Descobri nas últimas semanas na Cinemateca a obra de Daniel Schmid.

Os seus filmes já tinham sido exibidos algumas vezes, mas até agora não me tinham despertado interesse suficiente para os ir ver. Desta vez, vi um e a seguir vi todos os que pude (creio que foram seis ao todo).

Se partirmos da divisão que Pasolini faz entre cinema-prosa e cinema-poesia (de que pessoalmente gosto muito), Schmid está claramente situado no cinema-poesia. Os seus filmes são ou não-narrativos ou de narrativa não-linear, vivendo sobretudo de imagens visuais e sonoras de grande beleza sem nunca serem vazias e formalistas.

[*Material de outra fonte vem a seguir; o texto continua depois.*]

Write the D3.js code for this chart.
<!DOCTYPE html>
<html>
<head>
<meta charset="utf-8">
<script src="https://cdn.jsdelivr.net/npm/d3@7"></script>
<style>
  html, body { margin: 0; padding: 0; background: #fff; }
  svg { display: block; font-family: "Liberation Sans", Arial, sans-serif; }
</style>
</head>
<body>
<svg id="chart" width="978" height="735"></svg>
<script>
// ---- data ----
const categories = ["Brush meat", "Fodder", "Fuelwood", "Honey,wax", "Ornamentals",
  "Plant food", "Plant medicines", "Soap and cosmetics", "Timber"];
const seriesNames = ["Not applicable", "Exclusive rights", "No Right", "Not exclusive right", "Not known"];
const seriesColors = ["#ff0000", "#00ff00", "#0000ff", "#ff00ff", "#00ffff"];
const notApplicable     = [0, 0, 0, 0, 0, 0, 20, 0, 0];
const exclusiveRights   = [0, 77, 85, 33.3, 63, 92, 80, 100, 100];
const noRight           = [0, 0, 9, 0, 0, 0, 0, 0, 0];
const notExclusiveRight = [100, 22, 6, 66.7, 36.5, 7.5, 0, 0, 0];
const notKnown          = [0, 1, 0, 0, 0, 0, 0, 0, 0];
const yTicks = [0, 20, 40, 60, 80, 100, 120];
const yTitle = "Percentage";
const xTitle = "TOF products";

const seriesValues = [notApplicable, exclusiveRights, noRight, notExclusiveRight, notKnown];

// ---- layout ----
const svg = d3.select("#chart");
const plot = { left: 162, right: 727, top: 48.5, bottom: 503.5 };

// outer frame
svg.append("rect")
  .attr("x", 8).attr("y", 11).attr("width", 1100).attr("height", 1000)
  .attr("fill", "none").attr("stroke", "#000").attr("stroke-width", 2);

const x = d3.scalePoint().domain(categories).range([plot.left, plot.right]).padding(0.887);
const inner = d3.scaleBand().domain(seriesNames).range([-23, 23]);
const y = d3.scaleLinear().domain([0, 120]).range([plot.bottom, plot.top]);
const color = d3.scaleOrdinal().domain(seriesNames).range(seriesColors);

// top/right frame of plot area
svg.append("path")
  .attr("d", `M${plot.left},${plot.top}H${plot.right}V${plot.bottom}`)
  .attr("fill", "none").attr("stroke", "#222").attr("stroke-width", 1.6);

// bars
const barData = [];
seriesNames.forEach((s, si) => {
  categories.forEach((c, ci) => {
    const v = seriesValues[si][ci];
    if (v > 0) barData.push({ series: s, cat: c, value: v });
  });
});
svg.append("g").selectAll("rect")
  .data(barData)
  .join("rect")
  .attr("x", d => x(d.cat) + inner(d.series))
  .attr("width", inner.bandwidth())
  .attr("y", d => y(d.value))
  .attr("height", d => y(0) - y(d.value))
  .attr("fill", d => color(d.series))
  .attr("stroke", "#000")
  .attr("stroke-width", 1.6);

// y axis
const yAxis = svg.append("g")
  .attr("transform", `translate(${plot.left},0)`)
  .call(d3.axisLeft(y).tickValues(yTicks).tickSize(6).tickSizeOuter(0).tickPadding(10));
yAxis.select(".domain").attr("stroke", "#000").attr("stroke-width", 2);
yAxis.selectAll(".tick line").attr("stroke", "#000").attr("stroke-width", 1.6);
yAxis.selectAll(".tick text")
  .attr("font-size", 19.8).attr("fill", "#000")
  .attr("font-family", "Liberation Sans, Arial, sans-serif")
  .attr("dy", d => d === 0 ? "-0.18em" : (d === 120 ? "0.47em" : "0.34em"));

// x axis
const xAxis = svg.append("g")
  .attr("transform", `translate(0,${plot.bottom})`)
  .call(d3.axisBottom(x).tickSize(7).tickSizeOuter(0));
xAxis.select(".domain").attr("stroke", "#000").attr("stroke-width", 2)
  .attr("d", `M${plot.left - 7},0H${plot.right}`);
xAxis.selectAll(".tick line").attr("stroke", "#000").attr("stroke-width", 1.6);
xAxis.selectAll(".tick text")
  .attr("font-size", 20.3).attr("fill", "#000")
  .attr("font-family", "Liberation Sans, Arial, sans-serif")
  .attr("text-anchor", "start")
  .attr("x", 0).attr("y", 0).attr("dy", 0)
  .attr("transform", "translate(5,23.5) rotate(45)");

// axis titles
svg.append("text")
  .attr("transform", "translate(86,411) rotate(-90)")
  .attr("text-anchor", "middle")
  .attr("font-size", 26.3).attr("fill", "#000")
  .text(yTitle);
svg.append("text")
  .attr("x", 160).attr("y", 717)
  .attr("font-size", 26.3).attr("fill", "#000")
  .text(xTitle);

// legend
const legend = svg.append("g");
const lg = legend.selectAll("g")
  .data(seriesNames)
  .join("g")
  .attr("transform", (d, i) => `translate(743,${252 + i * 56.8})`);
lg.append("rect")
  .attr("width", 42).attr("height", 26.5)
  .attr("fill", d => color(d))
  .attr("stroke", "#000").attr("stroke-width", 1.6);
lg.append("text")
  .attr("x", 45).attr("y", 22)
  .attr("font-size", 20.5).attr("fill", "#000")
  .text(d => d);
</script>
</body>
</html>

O universo de Schmid é muito influenciado pela música, pelo teatro, pelo cabaret, e pela ópera, sendo o cuidado posto na selecção musical das suas bandas sonoras um aspecto da sua obra que me toca particularmente. O apogeu é o “Beijo de Tosca”, emocionante pseudo-documentário sobre cantores de ópera e músicos reformados vivendo na “Casa Verdi”, um lar a eles dedicado existente (creio que ainda existe) em Milão; é, também, um filme-gémeo de “Poussières d’Amour”, de Schroeter, cineasta alemão de quem era amigo.

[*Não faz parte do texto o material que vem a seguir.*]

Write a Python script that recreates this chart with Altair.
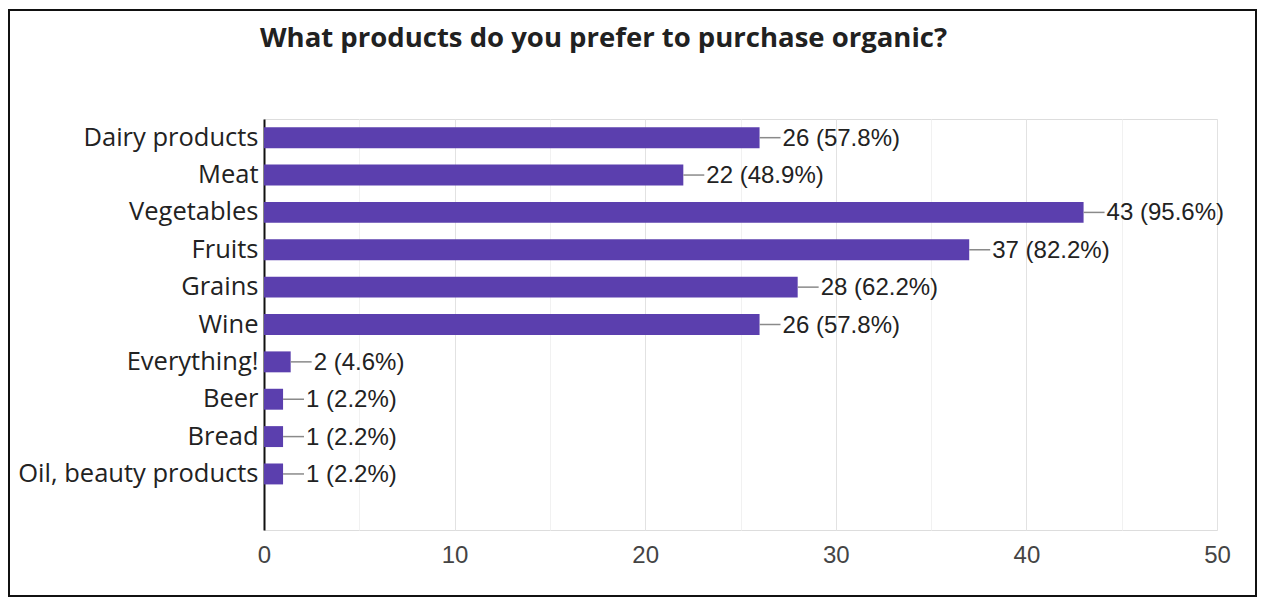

Mas se Schroeter é um cineasta do qual Schmid está muito próximo, foi para mim interessante descobrir inesperadas proximidades com outros cineastas. Há em “La Paloma” ecos do Corman do “ciclo Poe”, em todas as sequências após as mortes (a simbólica e a real) da protagonista; o Sternberg de Marlene também por lá anda, na forma como é filmada Ingrid Caven; em “Esta Noite ou Nunca” pressentem-se raízes mergulhadas no didactismo Pasoliniano, embora a abordagem de Schmid seja mais lírica e menos militante; Sirk é uma luz (ia dizer uma sombra, mas não, luz é melhor) sempre presente, no lado melodramático que espreita em todos os filmes sem se assumir plenamente em nenhum, no tratamento da cor.

E de Schmid partem caminhos que vão dar a Oliveira, o que não é surpresa, mas também a Almodôvar (o tal lado melodramático, algumas personagens femininas, o uso da música) e a Lynch (vejam as sequências de cabaré de La Paloma e as de Blue Velvet ou Mulholand Drive, os veludos carmim, o universo onírico e as personagens sonâmbulas ou espectrais que nele deambulam).

Vale a pena ser cinéfilo, enquanto for possível a surpresa e o deslumbramento perante obras como esta.